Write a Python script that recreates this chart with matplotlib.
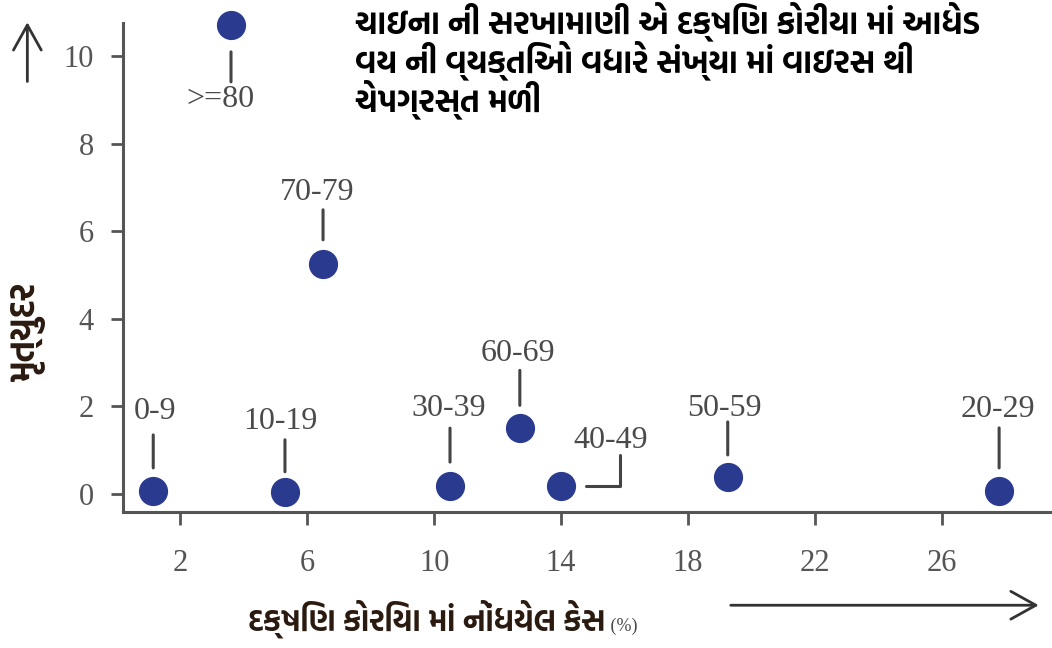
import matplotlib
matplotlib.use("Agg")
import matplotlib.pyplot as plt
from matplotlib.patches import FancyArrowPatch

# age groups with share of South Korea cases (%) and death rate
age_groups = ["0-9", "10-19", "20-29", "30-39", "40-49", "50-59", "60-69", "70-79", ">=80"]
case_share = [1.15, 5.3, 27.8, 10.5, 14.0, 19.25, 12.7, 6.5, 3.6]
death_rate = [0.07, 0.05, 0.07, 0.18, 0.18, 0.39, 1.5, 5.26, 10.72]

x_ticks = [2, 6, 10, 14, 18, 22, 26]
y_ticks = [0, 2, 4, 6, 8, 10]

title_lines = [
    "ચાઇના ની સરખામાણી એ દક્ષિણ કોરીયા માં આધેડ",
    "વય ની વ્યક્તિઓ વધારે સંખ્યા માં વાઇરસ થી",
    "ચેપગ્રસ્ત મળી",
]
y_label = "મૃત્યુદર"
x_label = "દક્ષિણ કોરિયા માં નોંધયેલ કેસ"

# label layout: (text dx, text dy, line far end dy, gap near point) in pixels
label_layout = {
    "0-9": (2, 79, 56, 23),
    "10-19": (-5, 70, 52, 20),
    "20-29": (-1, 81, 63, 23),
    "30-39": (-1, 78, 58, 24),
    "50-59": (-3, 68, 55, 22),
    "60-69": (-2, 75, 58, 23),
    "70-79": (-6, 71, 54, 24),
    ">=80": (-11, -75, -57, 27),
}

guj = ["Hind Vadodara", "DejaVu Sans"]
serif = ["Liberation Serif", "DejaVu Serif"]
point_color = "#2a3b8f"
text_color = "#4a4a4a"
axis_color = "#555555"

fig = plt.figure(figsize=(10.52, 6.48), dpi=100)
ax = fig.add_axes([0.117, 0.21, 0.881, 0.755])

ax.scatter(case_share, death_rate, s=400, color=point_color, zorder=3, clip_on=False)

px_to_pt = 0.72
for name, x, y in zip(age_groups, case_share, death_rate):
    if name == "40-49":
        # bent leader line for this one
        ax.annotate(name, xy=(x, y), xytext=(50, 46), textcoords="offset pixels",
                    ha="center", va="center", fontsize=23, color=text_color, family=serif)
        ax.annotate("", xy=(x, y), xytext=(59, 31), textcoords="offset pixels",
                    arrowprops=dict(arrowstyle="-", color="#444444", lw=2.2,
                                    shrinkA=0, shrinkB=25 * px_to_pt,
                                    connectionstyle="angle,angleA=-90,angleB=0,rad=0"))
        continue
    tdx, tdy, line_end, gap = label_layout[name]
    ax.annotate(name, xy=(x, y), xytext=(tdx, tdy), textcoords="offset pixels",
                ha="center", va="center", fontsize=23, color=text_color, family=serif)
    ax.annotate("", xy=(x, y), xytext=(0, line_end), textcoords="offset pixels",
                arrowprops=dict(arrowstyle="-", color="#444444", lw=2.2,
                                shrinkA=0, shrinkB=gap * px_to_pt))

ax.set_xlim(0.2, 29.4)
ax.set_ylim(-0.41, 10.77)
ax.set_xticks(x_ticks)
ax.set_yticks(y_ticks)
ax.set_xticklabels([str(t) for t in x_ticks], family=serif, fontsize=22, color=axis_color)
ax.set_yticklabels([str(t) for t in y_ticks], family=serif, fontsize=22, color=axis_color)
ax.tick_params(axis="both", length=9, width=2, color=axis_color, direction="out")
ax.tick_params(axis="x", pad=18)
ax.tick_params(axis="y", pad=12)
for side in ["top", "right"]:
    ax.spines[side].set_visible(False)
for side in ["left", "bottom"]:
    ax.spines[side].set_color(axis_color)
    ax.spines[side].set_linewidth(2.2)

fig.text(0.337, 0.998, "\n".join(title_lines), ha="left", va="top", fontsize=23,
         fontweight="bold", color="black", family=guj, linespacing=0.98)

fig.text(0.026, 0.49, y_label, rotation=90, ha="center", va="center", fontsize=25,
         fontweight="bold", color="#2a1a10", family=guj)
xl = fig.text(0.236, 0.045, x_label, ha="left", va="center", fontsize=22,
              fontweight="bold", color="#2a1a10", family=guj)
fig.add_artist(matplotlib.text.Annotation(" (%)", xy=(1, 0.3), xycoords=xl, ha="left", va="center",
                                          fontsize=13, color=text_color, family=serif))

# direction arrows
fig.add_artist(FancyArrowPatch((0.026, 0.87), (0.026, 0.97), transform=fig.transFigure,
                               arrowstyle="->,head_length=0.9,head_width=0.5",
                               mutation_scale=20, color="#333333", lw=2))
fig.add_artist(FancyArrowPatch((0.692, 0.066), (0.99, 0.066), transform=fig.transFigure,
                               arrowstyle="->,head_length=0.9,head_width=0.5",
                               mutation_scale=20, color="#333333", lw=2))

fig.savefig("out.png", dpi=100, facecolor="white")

Task to carry out. Please extract exactly the lines of the data, from the first through the line containing "from matplotlib.patches import", and add no pictures to the copy.

Output.
Write a Python script that recreates this chart with matplotlib.
import matplotlib
matplotlib.use("Agg")
import matplotlib.pyplot as plt
from matplotlib.patches import FancyArrowPatch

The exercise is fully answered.